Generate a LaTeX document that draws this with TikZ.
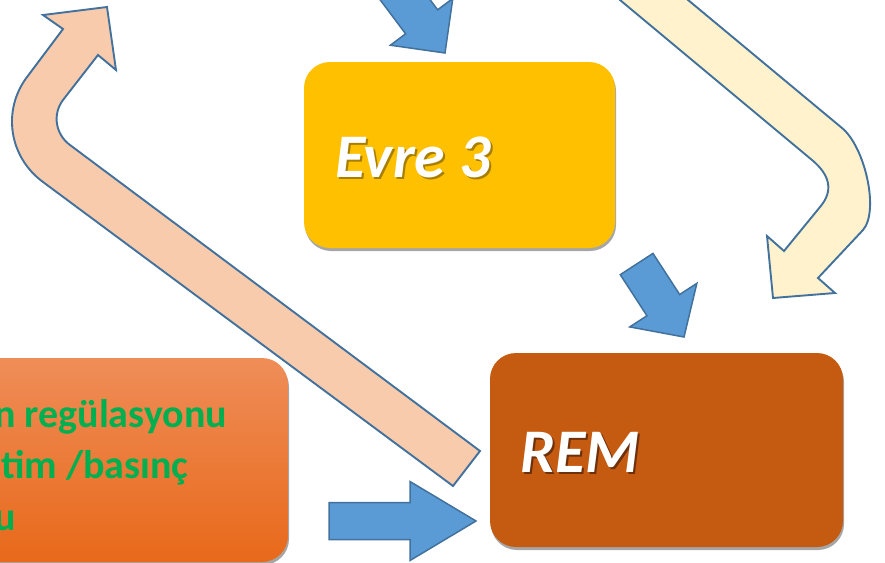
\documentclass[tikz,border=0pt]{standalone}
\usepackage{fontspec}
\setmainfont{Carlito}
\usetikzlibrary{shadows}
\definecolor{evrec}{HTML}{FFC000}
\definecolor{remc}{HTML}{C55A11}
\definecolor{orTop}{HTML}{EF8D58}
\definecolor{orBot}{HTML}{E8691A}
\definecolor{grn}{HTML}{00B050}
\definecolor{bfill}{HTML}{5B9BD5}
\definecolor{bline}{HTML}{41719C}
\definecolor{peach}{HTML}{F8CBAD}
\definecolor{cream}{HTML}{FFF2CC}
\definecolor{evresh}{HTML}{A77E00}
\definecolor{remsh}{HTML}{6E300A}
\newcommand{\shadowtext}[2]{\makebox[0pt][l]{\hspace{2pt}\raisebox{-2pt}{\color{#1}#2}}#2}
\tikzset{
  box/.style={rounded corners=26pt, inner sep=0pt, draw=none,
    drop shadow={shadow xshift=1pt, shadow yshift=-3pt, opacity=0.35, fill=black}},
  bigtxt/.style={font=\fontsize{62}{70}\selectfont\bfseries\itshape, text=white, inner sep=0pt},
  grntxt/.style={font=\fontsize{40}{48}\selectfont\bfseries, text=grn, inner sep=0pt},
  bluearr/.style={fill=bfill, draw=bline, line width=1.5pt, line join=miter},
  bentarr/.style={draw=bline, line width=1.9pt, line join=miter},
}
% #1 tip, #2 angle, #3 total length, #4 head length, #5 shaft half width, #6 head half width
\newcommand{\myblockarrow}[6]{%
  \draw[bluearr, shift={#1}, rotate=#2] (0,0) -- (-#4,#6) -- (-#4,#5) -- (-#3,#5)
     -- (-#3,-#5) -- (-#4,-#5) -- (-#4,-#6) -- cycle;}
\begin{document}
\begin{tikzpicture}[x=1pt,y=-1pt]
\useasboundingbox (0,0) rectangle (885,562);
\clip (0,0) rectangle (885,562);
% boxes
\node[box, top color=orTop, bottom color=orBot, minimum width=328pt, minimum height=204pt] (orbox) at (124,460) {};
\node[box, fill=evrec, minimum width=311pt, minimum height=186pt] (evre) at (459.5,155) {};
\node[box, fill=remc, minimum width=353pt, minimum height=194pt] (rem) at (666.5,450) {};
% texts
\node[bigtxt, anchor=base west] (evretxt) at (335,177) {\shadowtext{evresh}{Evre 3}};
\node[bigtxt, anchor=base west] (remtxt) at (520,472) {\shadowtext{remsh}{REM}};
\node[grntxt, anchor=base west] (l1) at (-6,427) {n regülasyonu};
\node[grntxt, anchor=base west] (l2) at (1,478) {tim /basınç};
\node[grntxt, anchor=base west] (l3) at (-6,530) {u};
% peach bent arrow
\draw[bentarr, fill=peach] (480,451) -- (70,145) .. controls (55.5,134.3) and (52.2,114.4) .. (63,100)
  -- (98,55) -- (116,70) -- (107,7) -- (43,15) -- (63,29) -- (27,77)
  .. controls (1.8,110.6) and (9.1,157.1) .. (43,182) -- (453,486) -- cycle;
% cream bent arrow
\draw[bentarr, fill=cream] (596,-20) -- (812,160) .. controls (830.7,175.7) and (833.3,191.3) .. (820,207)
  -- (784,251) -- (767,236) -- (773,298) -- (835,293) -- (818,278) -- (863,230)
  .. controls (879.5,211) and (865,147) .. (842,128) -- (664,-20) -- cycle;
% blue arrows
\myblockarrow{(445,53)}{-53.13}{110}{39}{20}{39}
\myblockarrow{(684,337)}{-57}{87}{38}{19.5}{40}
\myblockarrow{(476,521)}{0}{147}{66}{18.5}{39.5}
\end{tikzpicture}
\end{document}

- - -

• _WHAT NEEDS TO BE DONE_: Omit the pictures and give the material again, exactly and in full.

• _CORRECT OUTPUT_:
Generate a LaTeX document that draws this with TikZ.
\documentclass[tikz,border=0pt]{standalone}
\usepackage{fontspec}
\setmainfont{Carlito}
\usetikzlibrary{shadows}
\definecolor{evrec}{HTML}{FFC000}
\definecolor{remc}{HTML}{C55A11}
\definecolor{orTop}{HTML}{EF8D58}
\definecolor{orBot}{HTML}{E8691A}
\definecolor{grn}{HTML}{00B050}
\definecolor{bfill}{HTML}{5B9BD5}
\definecolor{bline}{HTML}{41719C}
\definecolor{peach}{HTML}{F8CBAD}
\definecolor{cream}{HTML}{FFF2CC}
\definecolor{evresh}{HTML}{A77E00}
\definecolor{remsh}{HTML}{6E300A}
\newcommand{\shadowtext}[2]{\makebox[0pt][l]{\hspace{2pt}\raisebox{-2pt}{\color{#1}#2}}#2}
\tikzset{
  box/.style={rounded corners=26pt, inner sep=0pt, draw=none,
    drop shadow={shadow xshift=1pt, shadow yshift=-3pt, opacity=0.35, fill=black}},
  bigtxt/.style={font=\fontsize{62}{70}\selectfont\bfseries\itshape, text=white, inner sep=0pt},
  grntxt/.style={font=\fontsize{40}{48}\selectfont\bfseries, text=grn, inner sep=0pt},
  bluearr/.style={fill=bfill, draw=bline, line width=1.5pt, line join=miter},
  bentarr/.style={draw=bline, line width=1.9pt, line join=miter},
}
% #1 tip, #2 angle, #3 total length, #4 head length, #5 shaft half width, #6 head half width
\newcommand{\myblockarrow}[6]{%
  \draw[bluearr, shift={#1}, rotate=#2] (0,0) -- (-#4,#6) -- (-#4,#5) -- (-#3,#5)
     -- (-#3,-#5) -- (-#4,-#5) -- (-#4,-#6) -- cycle;}
\begin{document}
\begin{tikzpicture}[x=1pt,y=-1pt]
\useasboundingbox (0,0) rectangle (885,562);
\clip (0,0) rectangle (885,562);
% boxes
\node[box, top color=orTop, bottom color=orBot, minimum width=328pt, minimum height=204pt] (orbox) at (124,460) {};
\node[box, fill=evrec, minimum width=311pt, minimum height=186pt] (evre) at (459.5,155) {};
\node[box, fill=remc, minimum width=353pt, minimum height=194pt] (rem) at (666.5,450) {};
% texts
\node[bigtxt, anchor=base west] (evretxt) at (335,177) {\shadowtext{evresh}{Evre 3}};
\node[bigtxt, anchor=base west] (remtxt) at (520,472) {\shadowtext{remsh}{REM}};
\node[grntxt, anchor=base west] (l1) at (-6,427) {n regülasyonu};
\node[grntxt, anchor=base west] (l2) at (1,478) {tim /basınç};
\node[grntxt, anchor=base west] (l3) at (-6,530) {u};
% peach bent arrow
\draw[bentarr, fill=peach] (480,451) -- (70,145) .. controls (55.5,134.3) and (52.2,114.4) .. (63,100)
  -- (98,55) -- (116,70) -- (107,7) -- (43,15) -- (63,29) -- (27,77)
  .. controls (1.8,110.6) and (9.1,157.1) .. (43,182) -- (453,486) -- cycle;
% cream bent arrow
\draw[bentarr, fill=cream] (596,-20) -- (812,160) .. controls (830.7,175.7) and (833.3,191.3) .. (820,207)
  -- (784,251) -- (767,236) -- (773,298) -- (835,293) -- (818,278) -- (863,230)
  .. controls (879.5,211) and (865,147) .. (842,128) -- (664,-20) -- cycle;
% blue arrows
\myblockarrow{(445,53)}{-53.13}{110}{39}{20}{39}
\myblockarrow{(684,337)}{-57}{87}{38}{19.5}{40}
\myblockarrow{(476,521)}{0}{147}{66}{18.5}{39.5}
\end{tikzpicture}
\end{document}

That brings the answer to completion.